Any organization would be in complete chaos without strong leadership to assemble all the members into a smooth operation. The importance of strong leadership became quite apparent when the COVID-19 pandemic multiplied the demand in the healthcare sector.
In times of crisis, proper management is of crucial importance.
A good example would be nursing. Some focus on climbing the ladder to success, but some enter because of the inherent nature to care.
Fortunately, the healthcare industry offers employees numerous growth opportunities.
One thing to note is that nurse leadership demands more than strong leadership skills. As a nurse leader, you are tasked with ensuring quality patient care, organizing your team to achieve this goal, and maintaining an environment that benefits the patients and the employees.
To meet this end, you need more than just your professional education; the following tips will help make you a good fit for any nurse leadership role.
1. Always be prepared
Nursing is all about being prepared to deal with unexpected situations and not being taken off guard; minor lapses in judgment or delayed responses can be costly and sometimes even put the patient’s life at risk.
This holds true even for nurse leadership roles; yes, as a nurse leader, you might have less direct interaction with patients, but you will have a more significant responsibility. You’re expected to ensure your team is prepared for emergencies.
Firstly, being prepared includes having the right knowledge, skill, expertise, and experience. Formal education and higher degree courses like an MSN will help you achieve, polish, and practice such skills.
Secondly, you must be on top of all the details about patients under your supervision; this is important so that you can identify any imminent needs and prepare in advance for them. If someone will need a ventilator very soon, ensure room and equipment are available.
2. Find yourself a mentor
As strange as it may sound, even nurse leaders can benefit from a mentor; yes, most nurse leaders are mentors to their junior nurses, but there is always room for improvement.
When you’re just starting in a leadership position, you might juggle many unfamiliar tasks and face problems you least expected.
Instead of trying to figure it out yourself, having someone with more experience and training guide you would be helpful.
To look for the perfect mentor, sharpen your observation skills and spot people you think can influence, motivate, and engage others, whose leadership style you look up to, and in whom you see an effective nurse leader.
Seek direct help from your mentor whenever you are troubled. Then observe them keenly in their daily interaction and pick admirable skills. How do they manage conflicts? What strategy do they use to motivate and empower others? Which tasks require stronger control than others? What is the best way to communicate with the team effectively?

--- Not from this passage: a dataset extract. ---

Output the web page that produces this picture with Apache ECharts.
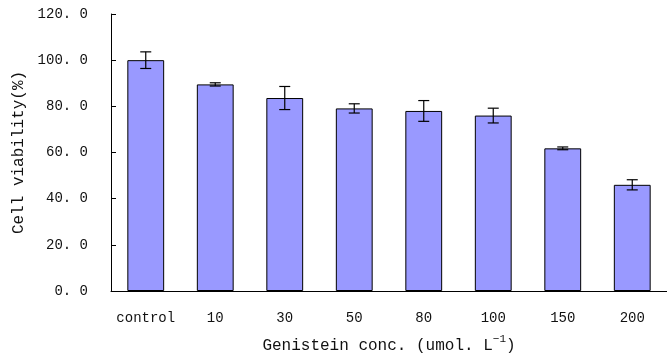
<!DOCTYPE html>
<html>
<head>
<meta charset="utf-8">
<script src="https://cdn.jsdelivr.net/npm/echarts@6/dist/echarts.min.js"></script>
<style>
  html, body { margin: 0; padding: 0; background: #fff; }
  #chart { width: 667px; height: 359px; }
</style>
</head>
<body>
<div id="chart"></div>
<script>
const categories = ['control', '10', '30', '50', '80', '100', '150', '200'];
const viability = [100.0, 89.5, 83.6, 79.1, 78.0, 76.0, 61.8, 46.0];
const errors = [3.6, 0.7, 5.0, 2.0, 4.5, 3.2, 0.6, 2.2];

const chartDom = document.getElementById('chart');
const myChart = echarts.init(chartDom);
const font = '"Liberation Mono", monospace';

const errData = viability.map((v, i) => [i, v - errors[i], v + errors[i]]);

const option = {
    animation: false,
    grid: { left: 111, right: 0, top: 14, bottom: 65 },
    xAxis: {
        type: 'category',
        data: categories,
        axisTick: { show: false },
        axisLine: { lineStyle: { color: '#000', width: 1 } },
        axisLabel: { interval: 0, color: '#111', fontFamily: font, fontSize: 14, margin: 20 },
        name: '{a|Genistein conc. (umol. L}{s|−1}{a|)}',
        nameLocation: 'middle',
        nameGap: 43,
        nameTextStyle: {
            rich: {
                a: { fontFamily: font, fontSize: 16, color: '#111', verticalAlign: 'bottom' },
                s: { fontFamily: font, fontSize: 11, color: '#111', verticalAlign: 'top', padding: [0, 0, 9, 0] }
            }
        }
    },
    yAxis: {
        type: 'value',
        min: 0,
        max: 120,
        interval: 20,
        splitLine: { show: false },
        axisLine: { show: true, lineStyle: { color: '#000', width: 1 } },
        axisTick: { show: true, inside: true, length: 5, lineStyle: { color: '#000' } },
        axisLabel: {
            color: '#111', fontFamily: font, fontSize: 14, margin: 23,
            formatter: v => v.toFixed(1).replace('.', '. ')
        },
        name: 'Cell viability(%)',
        nameLocation: 'middle',
        nameGap: 81,
        nameTextStyle: { fontFamily: font, fontSize: 16, color: '#111' }
    },
    series: [
        {
            type: 'bar',
            data: viability,
            barWidth: '53%',
            itemStyle: { color: '#9999FF', borderColor: '#000', borderWidth: 1 }
        },
        {
            type: 'custom',
            data: errData,
            z: 10,
            renderItem: function (params, api) {
                const x = api.value(0);
                const lo = api.coord([x, api.value(1)]);
                const hi = api.coord([x, api.value(2)]);
                const half = 5.5;
                const style = { stroke: '#000', lineWidth: 1.2 };
                return {
                    type: 'group',
                    children: [
                        { type: 'line', shape: { x1: lo[0], y1: lo[1], x2: hi[0], y2: hi[1] }, style },
                        { type: 'line', shape: { x1: hi[0] - half, y1: hi[1], x2: hi[0] + half, y2: hi[1] }, style },
                        { type: 'line', shape: { x1: lo[0] - half, y1: lo[1], x2: lo[0] + half, y2: lo[1] }, style }
                    ]
                };
            }
        }
    ]
};

myChart.setOption(option);
</script>
</body>
</html>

An effective mentee asks questions, is proactive, seeks feedback, and maintains an open line of communication. Make the most out of your mentorship experience this way.
3. Cultivate positive relationships
It is time you put your introvert tendencies in the back seat and let the social being in you surface. Good leadership heavily depends on fostering positive relationships with your team; if you don’t, you cannot make your team open up.
It feels good to have a superior who has an open-door policy and is easy to talk to, right? Be that person for your team. Show interest in your fellow nurses, make them feel valued and welcome, and work on developing trust.
As a nurse leader, you can also influence relationships among your team members. You can allow for combined lunch breaks, conduct team meetings, initiate group activities, and assign tasks to encourage your team members to interact.
Even if this seems unnecessary at first, you will see the positive impact this has on the performance of your team as a whole very soon.
4. Work on your leadership style
You must have learned about the various leadership styles that can be adopted anywhere or another. In nursing, the best leadership style is one that considers the needs of both the nursing staff and the patients.
The leadership style you adopt has significant implications for the productivity and efficiency of your team.
The most popular leadership styles are transformational, laissez-faire, democratic, autocratic, and servant. Of these, the transformational style is considered the gold standard style for nurse leaders.
It is known to improve patient outcomes and increase job satisfaction among the nursing staff.
In the transformational style, the leader emphasizes the employee’s roles, motivates them to perform best at these, and works towards successful outcomes. Such leaders are enthusiastic and charismatic, focusing on motivating their teams to perform their best.
5. Give your team the opportunity for growth
In times when it seems easier to assign the task to someone else instead of training the team member doing the job, don’t. Teach and coach, don’t take over. It is easy for leaders to fall into the authoritarian trap and take away the opportunity for growth from the team members.
If someone you assigned a task is having trouble completing it, invest time to train and educate them. A few additional guidelines here will benefit your team’s overall productivity in the long run because you are ultimately polishing your team’s skills.
Also, when you are habitual in performing specific tasks and never delegating them to others, you take away their opportunity to learn something new. When you aren’t short on time, delegate minor tasks to others and let them polish their skills and learn something new.
Nursing is undoubtedly no walk in the park, and nurse leadership is even harder because the healthcare industry is demanding. Most healthcare workers who begin as nurse practitioners have their eyes on any opportunity for advancement.
As a new or aspiring nurse leader, always be prepared, associate yourself with a nurse mentor, cultivate good relationships, adopt an effective leadership style, and give your team opportunity for growth.
Nurse leadership might be new and challenging initially, but you will soon get the hang of it.